Transforming our Bibliographic Framework: A Statement from the Library of Congress
This statement is significant as it not only presumes the adoption of RDA by our national bibliographic entity (LC) but also tacitly admits that RDA and my old friend, MARC21 don’t play well together and in so doing, LC invites librarians to start thinking about the next step when it comes to metadata. I think I have come reluctantly around to the realization that RDA will be adopted sooner or later, regardless of budgetary constraints, or complaints. In thinking about this (and writing here previously about it) I know all too well that RDA and MARC21 are not the best of friends, so to speak. One of the threads that attracted me to cataloging as a specialty in the first place was the elegance with which AACR2 and MARC21 worked together, how it all seemed to click in both rules and framework. As I have mulled over the creation and testing of RDA, I initially objected, but now think that one does preclude the other. You need the rules for the metadata in order to create an appropriate and complimentary framework around it.
Several points at the end show LC’s interest in respecting the work libraries have done while embracing the future evolution of metadata. MARC is the progenitor of much of the standardized metadata we have today, in that it was an early implementation of the ISO 2709, an international standard for bibliographic information exchange. The Library of Congress acknowledges both the impact as well as the variety of the records encoded in MARC in the first point:
Determine which aspects of current metadata encoding standards should be retained and evolved into a format for the future. We will consider MARC 21, in which billions of records are presently encoded, as well as other initiatives.

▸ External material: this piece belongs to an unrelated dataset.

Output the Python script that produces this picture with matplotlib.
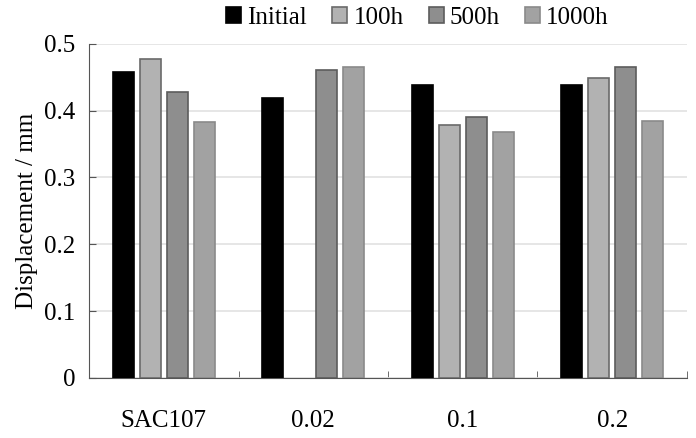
import numpy as np
import matplotlib
matplotlib.use('Agg')
import matplotlib.pyplot as plt

plt.rcParams['font.family'] = ['Liberation Serif', 'DejaVu Serif']

# Data (no 100h bar for 0.02)
categories = ['SAC107', '0.02', '0.1', '0.2']
series_names = ['Initial', '100h', '500h', '1000h']
initial = [0.458, 0.419, 0.439, 0.439]
h100 = [0.478, np.nan, 0.379, 0.449]
h500 = [0.428, 0.461, 0.391, 0.466]
h1000 = [0.383, 0.466, 0.368, 0.385]

series = [initial, h100, h500, h1000]
colors = ['#000000', '#b2b2b2', '#8e8e8e', '#a2a2a2']
edges = ['#000000', '#6a6a6a', '#5c5c5c', '#8a8a8a']

fig = plt.figure(figsize=(6.96, 4.38), dpi=100)
ax = fig.add_axes([0.128, 0.137, 0.859, 0.763])

x = np.arange(len(categories))
width = 0.14
step = 0.18
for i, vals in enumerate(series):
    ax.bar(x + (i - 1.5) * step, vals, width, color=colors[i], edgecolor=edges[i],
           linewidth=1.2, label=series_names[i], zorder=3)

ax.set_xlim(-0.5, len(categories) - 0.5)
ax.set_ylim(0, 0.5)
ax.set_yticks([0, 0.1, 0.2, 0.3, 0.4, 0.5])
ax.set_yticklabels(['0', '0.1', '0.2', '0.3', '0.4', '0.5'])
ax.set_xticks(x)
ax.set_xticklabels(categories)
ax.set_xticks(np.arange(len(categories) + 1) - 0.5, minor=True)
ax.tick_params(axis='x', which='major', length=0, pad=23, labelsize=18)
ax.tick_params(axis='x', which='minor', direction='in', length=5, color='#555555')
ax.tick_params(axis='y', direction='in', length=5, color='#555555', labelsize=18, pad=10)
ax.set_ylabel('Displacement / mm', fontsize=18, labelpad=4)
ax.grid(axis='y', color='#e2e2e2', linewidth=1.2, zorder=0)

ax.spines['top'].set_visible(False)
ax.spines['right'].set_visible(False)
ax.spines['left'].set_color('#555555')
ax.spines['bottom'].set_color('#555555')

fig.legend(loc='upper center', bbox_to_anchor=(0.60, 1.035), ncol=4, frameon=False,
           fontsize=18, handlelength=0.6, handleheight=0.6, handletextpad=0.25,
           columnspacing=1.0)

plt.savefig('out.png', dpi=100)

The bulk of the remaining statements look forward to the future of not only library data, but metadata as a whole. To this end, these three statements really stood out to me:
Experiment with Semantic Web and linked data technologies to see what benefits to the bibliographic framework they offer our community and how our current models need to be adjusted to take fuller advantage of these benefits.
Foster maximum re-use of library metadata in the broader Web search environment, so that end users may be exposed to more quality metadata and/or use it in innovative ways.
Explore approaches to displaying metadata beyond current MARC-based systems.
It's really refreshing to see LC taking a lead role in the integration of the semantic web into library metadata. Also, I see that access to the data we have is alluded to, as well as freeing metadata from the MARC framework. I think this evolution of standard to framework is good, I just wish they would wait to implement RDA when we have some kind of new framework in place to better support it.